**YOUR INSTRUCTIONS**.
Print the entries verbatim, leaving out the images they contain.

**TASK DATA**.
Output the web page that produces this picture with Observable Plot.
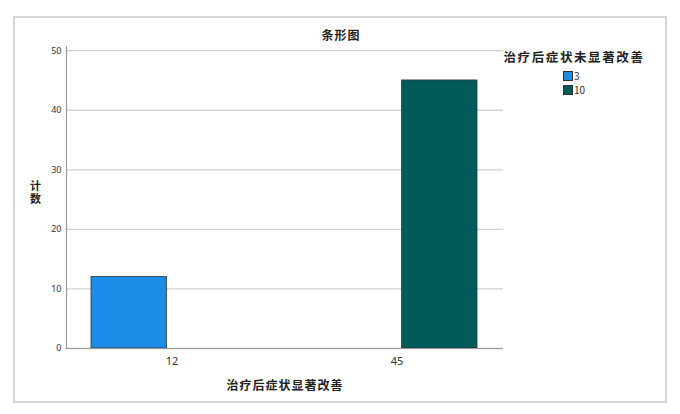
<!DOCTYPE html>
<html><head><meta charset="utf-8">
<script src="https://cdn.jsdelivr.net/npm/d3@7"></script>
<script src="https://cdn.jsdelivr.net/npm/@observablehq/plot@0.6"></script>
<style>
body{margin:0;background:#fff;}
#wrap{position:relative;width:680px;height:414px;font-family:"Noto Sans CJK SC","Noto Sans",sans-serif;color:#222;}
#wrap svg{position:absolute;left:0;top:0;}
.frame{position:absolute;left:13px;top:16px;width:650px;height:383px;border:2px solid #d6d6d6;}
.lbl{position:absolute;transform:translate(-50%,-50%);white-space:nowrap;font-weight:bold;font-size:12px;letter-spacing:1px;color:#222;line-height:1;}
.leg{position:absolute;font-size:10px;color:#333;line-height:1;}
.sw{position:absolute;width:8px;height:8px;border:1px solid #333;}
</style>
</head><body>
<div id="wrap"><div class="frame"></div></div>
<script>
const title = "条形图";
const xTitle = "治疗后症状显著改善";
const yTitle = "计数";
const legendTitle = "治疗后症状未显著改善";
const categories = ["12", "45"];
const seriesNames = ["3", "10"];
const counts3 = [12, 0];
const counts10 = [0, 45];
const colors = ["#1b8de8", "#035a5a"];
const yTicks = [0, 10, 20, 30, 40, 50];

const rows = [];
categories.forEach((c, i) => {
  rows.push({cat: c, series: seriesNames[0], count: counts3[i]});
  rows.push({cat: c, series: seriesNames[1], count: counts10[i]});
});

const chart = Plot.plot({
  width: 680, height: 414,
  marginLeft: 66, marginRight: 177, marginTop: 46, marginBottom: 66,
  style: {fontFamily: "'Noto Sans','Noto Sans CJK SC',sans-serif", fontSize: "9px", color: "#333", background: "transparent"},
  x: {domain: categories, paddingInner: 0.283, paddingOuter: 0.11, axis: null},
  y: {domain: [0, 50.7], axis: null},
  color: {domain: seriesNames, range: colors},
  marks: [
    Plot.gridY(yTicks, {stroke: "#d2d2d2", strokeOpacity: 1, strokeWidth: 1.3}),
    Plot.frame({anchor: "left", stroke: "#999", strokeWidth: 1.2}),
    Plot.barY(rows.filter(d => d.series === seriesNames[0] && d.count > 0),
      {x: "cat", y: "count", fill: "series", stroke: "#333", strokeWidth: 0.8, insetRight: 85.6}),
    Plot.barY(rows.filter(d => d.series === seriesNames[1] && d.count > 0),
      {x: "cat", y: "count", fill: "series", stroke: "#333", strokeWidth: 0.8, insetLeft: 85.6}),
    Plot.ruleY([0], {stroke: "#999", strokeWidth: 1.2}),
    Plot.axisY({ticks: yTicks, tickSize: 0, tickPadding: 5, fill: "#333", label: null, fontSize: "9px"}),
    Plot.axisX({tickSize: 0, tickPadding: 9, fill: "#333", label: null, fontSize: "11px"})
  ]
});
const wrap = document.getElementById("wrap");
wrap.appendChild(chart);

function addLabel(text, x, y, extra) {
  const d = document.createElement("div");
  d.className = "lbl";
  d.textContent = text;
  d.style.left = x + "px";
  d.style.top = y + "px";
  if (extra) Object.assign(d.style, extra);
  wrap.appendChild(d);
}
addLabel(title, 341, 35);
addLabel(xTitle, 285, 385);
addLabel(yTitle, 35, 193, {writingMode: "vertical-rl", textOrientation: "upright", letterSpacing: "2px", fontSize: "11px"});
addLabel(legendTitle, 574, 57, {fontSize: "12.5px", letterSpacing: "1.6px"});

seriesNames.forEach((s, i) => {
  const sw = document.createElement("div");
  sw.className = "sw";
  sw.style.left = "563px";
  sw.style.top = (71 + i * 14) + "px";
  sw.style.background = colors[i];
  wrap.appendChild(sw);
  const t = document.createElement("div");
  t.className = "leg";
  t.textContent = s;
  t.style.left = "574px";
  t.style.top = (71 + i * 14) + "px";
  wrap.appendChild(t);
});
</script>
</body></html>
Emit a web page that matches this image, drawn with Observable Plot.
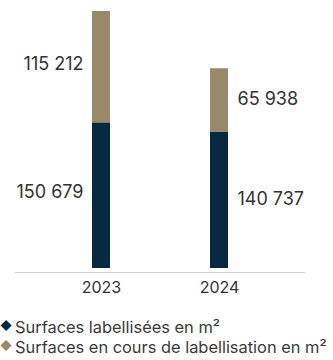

**RESULT FOR THIS EXERCISE**.
Output the web page that produces this picture with Observable Plot.
<!DOCTYPE html>
<html><head><meta charset="utf-8">
<script src="https://cdn.jsdelivr.net/npm/d3@7"></script>
<script src="https://cdn.jsdelivr.net/npm/@observablehq/plot@0.6"></script>
<style>
body{margin:0;background:#fff;}
#wrap{position:relative;width:680px;height:414px;font-family:"Noto Sans CJK SC","Noto Sans",sans-serif;color:#222;}
#wrap svg{position:absolute;left:0;top:0;}
.frame{position:absolute;left:13px;top:16px;width:650px;height:383px;border:2px solid #d6d6d6;}
.lbl{position:absolute;transform:translate(-50%,-50%);white-space:nowrap;font-weight:bold;font-size:12px;letter-spacing:1px;color:#222;line-height:1;}
.leg{position:absolute;font-size:10px;color:#333;line-height:1;}
.sw{position:absolute;width:8px;height:8px;border:1px solid #333;}
</style>
</head><body>
<div id="wrap"><div class="frame"></div></div>
<script>
const title = "条形图";
const xTitle = "治疗后症状显著改善";
const yTitle = "计数";
const legendTitle = "治疗后症状未显著改善";
const categories = ["12", "45"];
const seriesNames = ["3", "10"];
const counts3 = [12, 0];
const counts10 = [0, 45];
const colors = ["#1b8de8", "#035a5a"];
const yTicks = [0, 10, 20, 30, 40, 50];

const rows = [];
categories.forEach((c, i) => {
  rows.push({cat: c, series: seriesNames[0], count: counts3[i]});
  rows.push({cat: c, series: seriesNames[1], count: counts10[i]});
});

const chart = Plot.plot({
  width: 680, height: 414,
  marginLeft: 66, marginRight: 177, marginTop: 46, marginBottom: 66,
  style: {fontFamily: "'Noto Sans','Noto Sans CJK SC',sans-serif", fontSize: "9px", color: "#333", background: "transparent"},
  x: {domain: categories, paddingInner: 0.283, paddingOuter: 0.11, axis: null},
  y: {domain: [0, 50.7], axis: null},
  color: {domain: seriesNames, range: colors},
  marks: [
    Plot.gridY(yTicks, {stroke: "#d2d2d2", strokeOpacity: 1, strokeWidth: 1.3}),
    Plot.frame({anchor: "left", stroke: "#999", strokeWidth: 1.2}),
    Plot.barY(rows.filter(d => d.series === seriesNames[0] && d.count > 0),
      {x: "cat", y: "count", fill: "series", stroke: "#333", strokeWidth: 0.8, insetRight: 85.6}),
    Plot.barY(rows.filter(d => d.series === seriesNames[1] && d.count > 0),
      {x: "cat", y: "count", fill: "series", stroke: "#333", strokeWidth: 0.8, insetLeft: 85.6}),
    Plot.ruleY([0], {stroke: "#999", strokeWidth: 1.2}),
    Plot.axisY({ticks: yTicks, tickSize: 0, tickPadding: 5, fill: "#333", label: null, fontSize: "9px"}),
    Plot.axisX({tickSize: 0, tickPadding: 9, fill: "#333", label: null, fontSize: "11px"})
  ]
});
const wrap = document.getElementById("wrap");
wrap.appendChild(chart);

function addLabel(text, x, y, extra) {
  const d = document.createElement("div");
  d.className = "lbl";
  d.textContent = text;
  d.style.left = x + "px";
  d.style.top = y + "px";
  if (extra) Object.assign(d.style, extra);
  wrap.appendChild(d);
}
addLabel(title, 341, 35);
addLabel(xTitle, 285, 385);
addLabel(yTitle, 35, 193, {writingMode: "vertical-rl", textOrientation: "upright", letterSpacing: "2px", fontSize: "11px"});
addLabel(legendTitle, 574, 57, {fontSize: "12.5px", letterSpacing: "1.6px"});

seriesNames.forEach((s, i) => {
  const sw = document.createElement("div");
  sw.className = "sw";
  sw.style.left = "563px";
  sw.style.top = (71 + i * 14) + "px";
  sw.style.background = colors[i];
  wrap.appendChild(sw);
  const t = document.createElement("div");
  t.className = "leg";
  t.textContent = s;
  t.style.left = "574px";
  t.style.top = (71 + i * 14) + "px";
  wrap.appendChild(t);
});
</script>
</body></html>
Emit a web page that matches this image, drawn with Observable Plot.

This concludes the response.